Earlier today, at the Microsoft Connect(); event, there were a bunch of announcements around the .NET platform, Visual Studio 2015, and Visual Studio Online.
Open Sourcing the core .NET stack
This is huge.
Microsoft has jumped into the Open Source community in a big way recently, particularly with ASP.NET, but now they’ve announced they’re open sourcing the entire .NET stack!
Well, not the entire stack, just the core stuff. This has been met with some scepticism, however I think it’s the right thing to do. Think about the codebase you’re working on right now. If you were told to open source it, would you want to do a bit of work to it first? Maybe refactor a whole lot of stuff?
I’m only guessing, but I would think there’s a bit of work to do before the entire stack is “open-sourceable”. And I believe they’ll do it as quickly as they can.
You can see it all now at https://github.com/Microsoft/dotnet.
Release Management Service for Visual Studio Online
You may have heard me talk about Release Management at Tech Ed NZ this year. Well, what was previously an on-premises product only is now available in Visual Studio Online as well.

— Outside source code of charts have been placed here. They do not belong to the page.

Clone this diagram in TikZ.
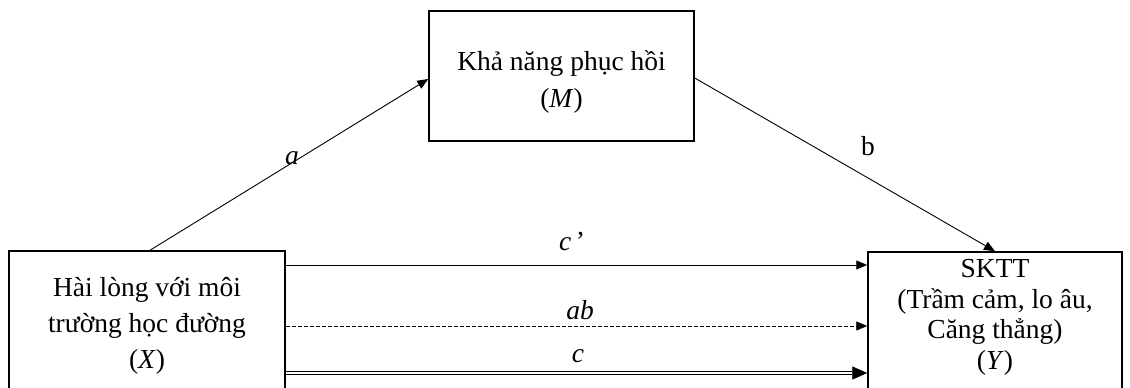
\documentclass[tikz,border=0pt]{standalone}
\usepackage{fontspec}
\setmainfont{Liberation Serif}
\usetikzlibrary{arrows.meta,calc}
\tikzset{
  box/.style={draw, line width=1.5pt, rectangle, inner sep=0pt},
  txt/.style={align=center, inner sep=0pt, font=\fontsize{27.5}{36}\selectfont},
  lbl/.style={inner sep=0pt, font=\fontsize{27.5}{33}\selectfont},
  conn/.style={line width=0.9pt, -{Triangle[length=11pt,width=9pt]}},
}
\begin{document}
\begin{tikzpicture}[x=1pt,y=-1pt]
\clip (0,0) rectangle (1130,388);
\useasboundingbox (0,0) rectangle (1130,388);
% boxes
\node[box, minimum width=276pt, minimum height=150pt] (X) at (147,326) {};
\node[box, minimum width=265pt, minimum height=130pt] (M) at (561.5,76) {};
\node[box, minimum width=254pt, minimum height=150pt] (Y) at (995,327) {};
% texts (base anchor = baseline of last line)
\node[txt, anchor=base] (Xt) at (147,368) {Hài lòng với môi\\trường học đường\\(\textit{X})};
\node[txt, anchor=base, font=\fontsize{27.5}{37}\selectfont] (Mt) at (561.5,107) {Khả năng phục hồi\\(\textit{M})};
\node[txt, anchor=base, font=\fontsize{27.5}{30.5}\selectfont] (Yt) at (995,369) {SKTT\\(Trầm cảm, lo âu,\\Căng thẳng)\\(\textit{Y})};
% connectors
\draw[conn] ([xshift=3pt]X.north) -- ([yshift=-3pt]M.west);
\draw[conn] ([yshift=-2pt]M.east) -- (Y.north);
\draw[conn] ([yshift=61pt]X.east) -- ([yshift=61pt]X.east -| Y.west);
\draw[conn, dash pattern=on 4pt off 2pt] (X.east) -- (X.east -| Y.west);
\draw[line width=0.9pt, double, double distance=1.6pt, -{Triangle[length=15pt,width=13pt]}] ([yshift=-47pt]X.east) -- ([yshift=-47pt]X.east -| Y.west);
% labels
\node[lbl] (la) at (292,158) {\textit{a}};
\node[lbl] (lb) at (868,146) {b};
\node[lbl] (lc1) at (572,241) {\textit{c}\,’};
\node[lbl] (lab) at (580,310) {\textit{ab}};
\node[lbl] (lc) at (578,356) {\textit{c}};
\end{tikzpicture}
\end{document}
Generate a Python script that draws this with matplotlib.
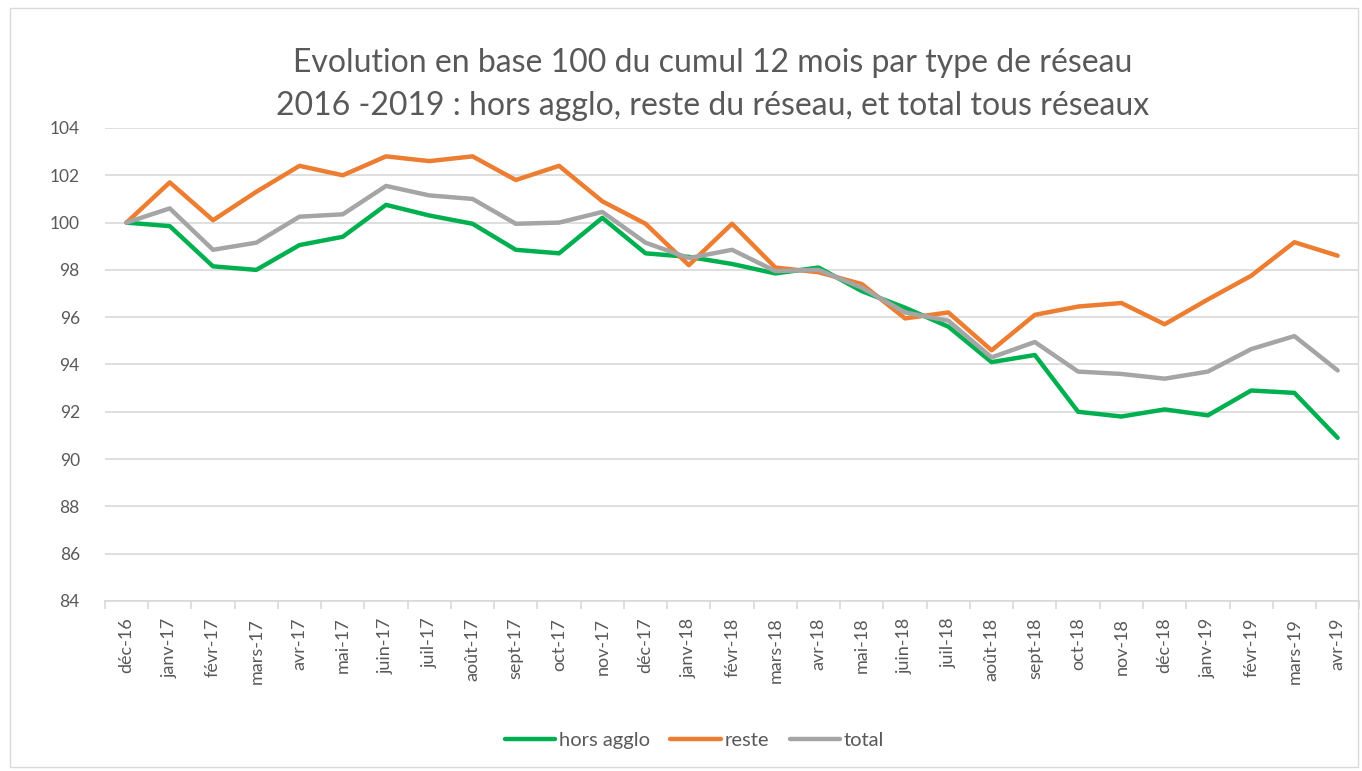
import matplotlib.pyplot as plt
import numpy as np
from matplotlib.patches import Rectangle
from matplotlib.ticker import FixedLocator, NullFormatter

mois = ["déc-16", "janv-17", "févr-17", "mars-17", "avr-17", "mai-17", "juin-17",
        "juil-17", "août-17", "sept-17", "oct-17", "nov-17", "déc-17", "janv-18",
        "févr-18", "mars-18", "avr-18", "mai-18", "juin-18", "juil-18", "août-18",
        "sept-18", "oct-18", "nov-18", "déc-18", "janv-19", "févr-19", "mars-19",
        "avr-19"]

hors_agglo = [100.0, 99.85, 98.15, 98.0, 99.05, 99.4, 100.75, 100.3, 99.95, 98.85,
              98.7, 100.2, 98.7, 98.55, 98.25, 97.85, 98.1, 97.1, 96.4, 95.6,
              94.1, 94.4, 92.0, 91.8, 92.1, 91.85, 92.9, 92.8, 90.9]
reste = [100.0, 101.7, 100.1, 101.3, 102.4, 102.0, 102.8, 102.6, 102.8, 101.8,
         102.4, 100.9, 99.95, 98.2, 99.95, 98.1, 97.9, 97.4, 95.95, 96.2,
         94.6, 96.1, 96.45, 96.6, 95.7, 96.75, 97.75, 99.17, 98.6]
total = [100.0, 100.6, 98.85, 99.15, 100.25, 100.35, 101.55, 101.15, 101.0, 99.95,
         100.0, 100.45, 99.15, 98.5, 98.85, 97.95, 98.0, 97.25, 96.2, 95.85,
         94.3, 94.95, 93.7, 93.6, 93.4, 93.7, 94.65, 95.2, 93.75]

plt.rcParams['font.family'] = ['Lato', 'DejaVu Sans']
gris_texte = '#595959'

fig = plt.figure(figsize=(13.62, 7.71), dpi=100, facecolor='white')
ax = fig.add_axes([0.077, 0.2205, 0.921, 0.6135])

# cadre du graphique
fig.patches.append(Rectangle((0.007, 0.005), 0.99, 0.985, transform=fig.transFigure,
                             fill=False, edgecolor='#D9D9D9', linewidth=1))

x = np.arange(len(mois))
ax.plot(x, hors_agglo, color='#00B050', linewidth=3.2, label='hors agglo',
        solid_capstyle='round', solid_joinstyle='round')
ax.plot(x, reste, color='#ED7D31', linewidth=3.2, label='reste',
        solid_capstyle='round', solid_joinstyle='round')
ax.plot(x, total, color='#A5A5A5', linewidth=3.2, label='total',
        solid_capstyle='round', solid_joinstyle='round')

ax.set_xlim(-0.5, len(mois) - 0.5)
ax.set_ylim(84, 104)
ax.set_yticks(np.arange(84, 105, 2))
ax.yaxis.grid(True, color='#D9D9D9', linewidth=1.2)
ax.set_axisbelow(True)

for s in ['top', 'right', 'left']:
    ax.spines[s].set_visible(False)
ax.spines['bottom'].set_color('#D9D9D9')
ax.spines['bottom'].set_linewidth(1.2)

ax.set_xticks(x)
ax.set_xticklabels(mois, rotation=90, fontsize=13, color=gris_texte)
ax.tick_params(axis='x', which='major', length=0, pad=12)
ax.xaxis.set_minor_locator(FixedLocator(np.arange(-0.5, len(mois), 1)))
ax.xaxis.set_minor_formatter(NullFormatter())
ax.tick_params(axis='x', which='minor', length=6, color='#D9D9D9', width=1.2)
ax.tick_params(axis='y', length=0, labelsize=12.5, labelcolor=gris_texte, pad=18)

fig.text(0.523, 0.918, "Evolution en base 100 du cumul 12 mois par type de réseau",
         ha='center', va='center', fontsize=23, color=gris_texte)
fig.text(0.523, 0.862, "2016 -2019 : hors agglo, reste du réseau, et total tous réseaux",
         ha='center', va='center', fontsize=23, color=gris_texte)

fig.legend(loc='center', bbox_to_anchor=(0.51, 0.039), ncol=3, frameon=False,
           fontsize=14.5, labelcolor=gris_texte, handlelength=2.5, handletextpad=0.2,
           columnspacing=1.0)

plt.savefig('out.png', dpi=100)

It’s a relatively limited offering right now, only allowing releases to Azure, but rest assured the new features will start coming thick and fast.
Read more about it on Brian Harry’s blog.
A new Community edition of Visual Studio
No, I’m not talking about Visual Studio Express. This is a much bigger product than that. Instead of thinking “Express with some extra features”, think “Professional with some tiny things taken out”. The biggest difference is the fact that you can install plugins. Yep, in the community edition, you can now run Resharper and Web Essentials.
This is awesome news for startups and open source projects.
Download it now at http://www.visualstudio.com/en-gb/products/visual-studio-community-vs.
ASP.NET 5 and MVC 6
Yep, the .Net web-dev universe is rebooting again. Well, not really, but there are some big changes. The biggest and most important change for me is that MVC and Web API are now in the same pipeline. That means no separate assemblies for all your attributes, routing, helpers, etc.
Other big changes include no-compile updates (yes, no need to recompile while you’re developing – even for .cs files), Nuget for absolutely everything (including the .NET runtime!), and support for cross-platform hosting (no IIS or even Windows!).
Read more about the changes in Xinyang Qiu’s blog post.
Support for debugging Lambda Expression in Visual Studio
This is one of those “little things” that had a big effect on day-to-day work. In short, you can now write lambda expressions in all your debug windows.